> [Exercise directions] Reply with one number: the count of lines in the listing that contain the string "chart".

> [Records supplied]
>> begin

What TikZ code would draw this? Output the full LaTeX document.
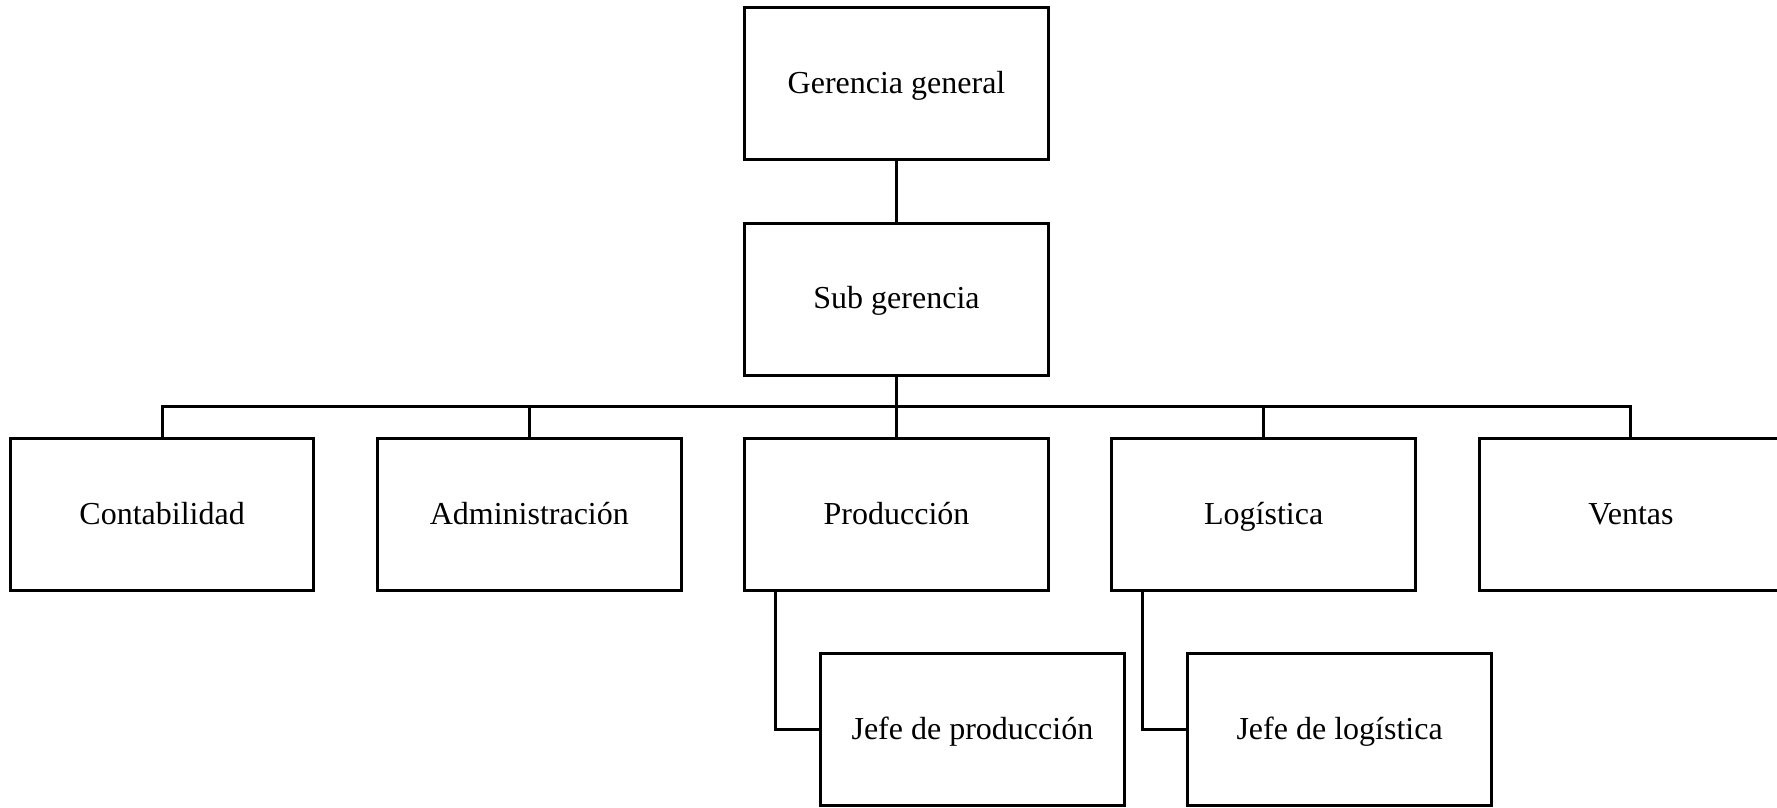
\documentclass[tikz,border=0pt]{standalone}
\usepackage{fontspec}
\setmainfont{Liberation Serif}
\begin{document}
\begin{tikzpicture}[x=0.4pt,y=-0.4pt,
  box/.style={draw=black,line width=1.2pt,fill=white,minimum width=121.5pt,minimum height=60.76pt,inner sep=0pt,outer sep=0pt,text height=8.7pt,text depth=1pt,font=\fontsize{12.8}{15}\selectfont},
  link/.style={draw=black,line width=1.2pt}]
\useasboundingbox (0,0) rectangle (1777,807);
\node[box] (gg) at (896.5,83.8) {Gerencia general};
\node[box] (sg) at (896.5,299.2) {Sub gerencia};
\node[box] (c1) at (162.1,514.5) {Contabilidad};
\node[box] (c2) at (529.3,514.5) {Administración};
\node[box] (c3) at (896.5,514.5) {Producción};
\node[box] (c4) at (1263.7,514.5) {Logística};
\node[box] (c5) at (1630.9,514.5) {Ventas};
\node[box] (jp) at (972.4,729.9) {Jefe de producción};
\node[box] (jl) at (1339.6,729.9) {Jefe de logística};
\coordinate (bus) at (896.5,406.9);
\draw[link] (gg.south) -- (sg.north);
\draw[link] (sg.south) -- (bus);
\draw[link] (c1.north) -- (c1.north |- bus) -- (c5.north |- bus) -- (c5.north);
\draw[link] (c2.north) -- (c2.north |- bus);
\draw[link] (c3.north) -- (bus);
\draw[link] (c4.north) -- (c4.north |- bus);
\draw[link] ([xshift=12.2pt]c3.south west) |- (jp.west);
\draw[link] ([xshift=12.2pt]c4.south west) |- (jl.west);
\end{tikzpicture}
\end{document}
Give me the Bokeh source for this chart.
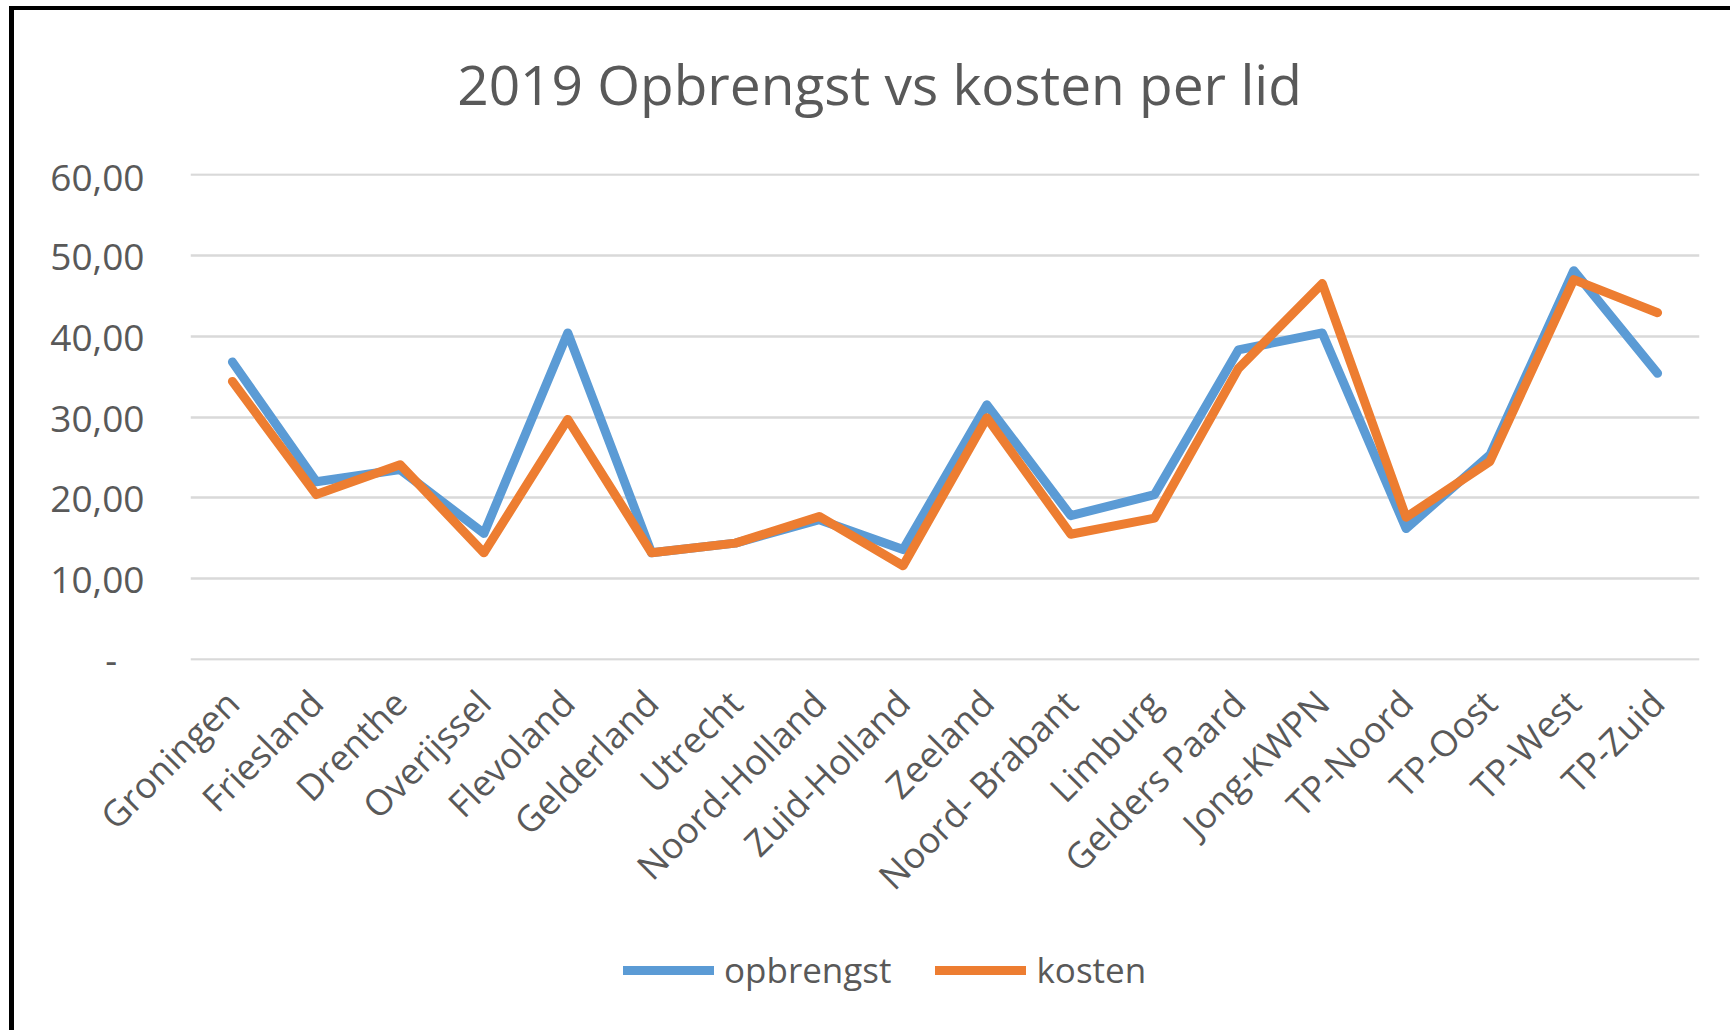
from bokeh.plotting import figure
from bokeh.layouts import column
from bokeh.models import (Range1d, FixedTicker, Legend, LegendItem, Label)
from bokeh.embed import file_html
from bokeh.resources import INLINE

# ---- data ----
categories = ["Groningen", "Friesland", "Drenthe", "Overijssel", "Flevoland",
              "Gelderland", "Utrecht", "Noord-Holland", "Zuid-Holland", "Zeeland",
              "Noord- Brabant", "Limburg", "Gelders Paard", "Jong-KWPN",
              "TP-Noord", "TP-Oost", "TP-West", "TP-Zuid"]
opbrengst = [36.8, 22.0, 23.5, 15.6, 40.4, 13.2, 14.4, 17.3, 13.6, 31.5,
             17.8, 20.4, 38.3, 40.4, 16.2, 25.3, 48.1, 35.4]
kosten = [34.4, 20.4, 24.1, 13.2, 29.7, 13.2, 14.4, 17.7, 11.6, 29.9,
          15.5, 17.5, 36.0, 46.5, 17.6, 24.5, 47.0, 42.9]
y_ticks = [0, 10, 20, 30, 40, 50, 60]
y_tick_labels = ["-\u2007\u2009", "10,00", "20,00", "30,00", "40,00", "50,00", "60,00"]
title_text = "2019 Opbrengst vs kosten per lid"
series_names = ["opbrengst", "kosten"]

BLUE = "#5B9BD5"
ORANGE = "#ED7D31"
TXT = "#595959"
FONT = "Open Sans"

W = 1716
FRAME_W = 1509


def strip(height):
    f = figure(width=W, height=height, output_backend="svg", toolbar_location=None,
               tools="", x_range=Range1d(0, FRAME_W), y_range=Range1d(0, height),
               x_axis_location=None, y_axis_location=None,
               min_border_left=0, min_border_right=0, min_border_top=0,
               min_border_bottom=0)
    f.outline_line_color = None
    f.grid.grid_line_color = None
    return f


# ---- title strip ----
TITLE_H = 140
pt = strip(TITLE_H)
pt.add_layout(Label(x=689, y=TITLE_H - 73, text=title_text, text_align="center",
                    text_baseline="middle", text_font=FONT,
                    text_font_size="55px", text_color=TXT))

# ---- main chart ----
p = figure(x_range=categories, y_range=Range1d(-0.12, 60.12), width=W,
           height=930 - TITLE_H, output_backend="svg", toolbar_location=None,
           tools="")
p.min_border_left = 176
p.min_border_right = 31
p.min_border_top = 163 - TITLE_H
p.min_border_bottom = 280
p.outline_line_color = None
p.background_fill_color = "white"
p.border_fill_color = "white"

line_style = dict(line_width=9, line_cap="round", line_join="round")
p.line(categories, opbrengst, line_color=BLUE, **line_style)
p.line(categories, kosten, line_color=ORANGE, **line_style)

p.yaxis.ticker = FixedTicker(ticks=y_ticks)
p.yaxis.major_label_overrides = {t: l for t, l in zip(y_ticks, y_tick_labels)}
for ax in (p.xaxis[0], p.yaxis[0]):
    ax.axis_line_color = None
    ax.major_tick_line_color = None
    ax.minor_tick_line_color = None
    ax.major_label_text_color = TXT
    ax.major_label_text_font = FONT
p.yaxis.major_label_text_font_size = "37px"
p.xaxis.major_label_text_font_size = "36px"
p.yaxis.major_label_standoff = 40
p.xaxis.major_label_orientation = 0.785398
p.xaxis.major_label_standoff = 30

p.xgrid.grid_line_color = None
p.ygrid.ticker = FixedTicker(ticks=y_ticks)
p.ygrid.grid_line_color = "#D9D9D9"
p.ygrid.grid_line_width = 2.5

# ---- legend strip ----
pl = strip(90)
# legend-only renderers, kept outside the visible range
l1 = pl.line(x=[-20, -10], y=[-20, -20], line_color=BLUE, **line_style)
l2 = pl.line(x=[-20, -10], y=[-20, -20], line_color=ORANGE, **line_style)
legend = Legend(items=[LegendItem(label=series_names[0], renderers=[l1]),
                       LegendItem(label=series_names[1], renderers=[l2])],
                orientation="horizontal", location=(433, 37),
                glyph_width=91, glyph_height=44, label_height=44,
                label_standoff=10, spacing=44, padding=0, margin=0,
                border_line_color=None, background_fill_alpha=0,
                label_text_font=FONT, label_text_font_size="35px",
                label_text_color=TXT)
pl.add_layout(legend, "center")

layout = column(pt, p, pl, spacing=0,
                styles={"border-left": "5px solid black",
                        "border-top": "4px solid black",
                        "margin-left": "9px", "margin-top": "6px"})

open("out.html", "w").write(file_html(layout, INLINE))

>> end

> [Answer to this problem] 2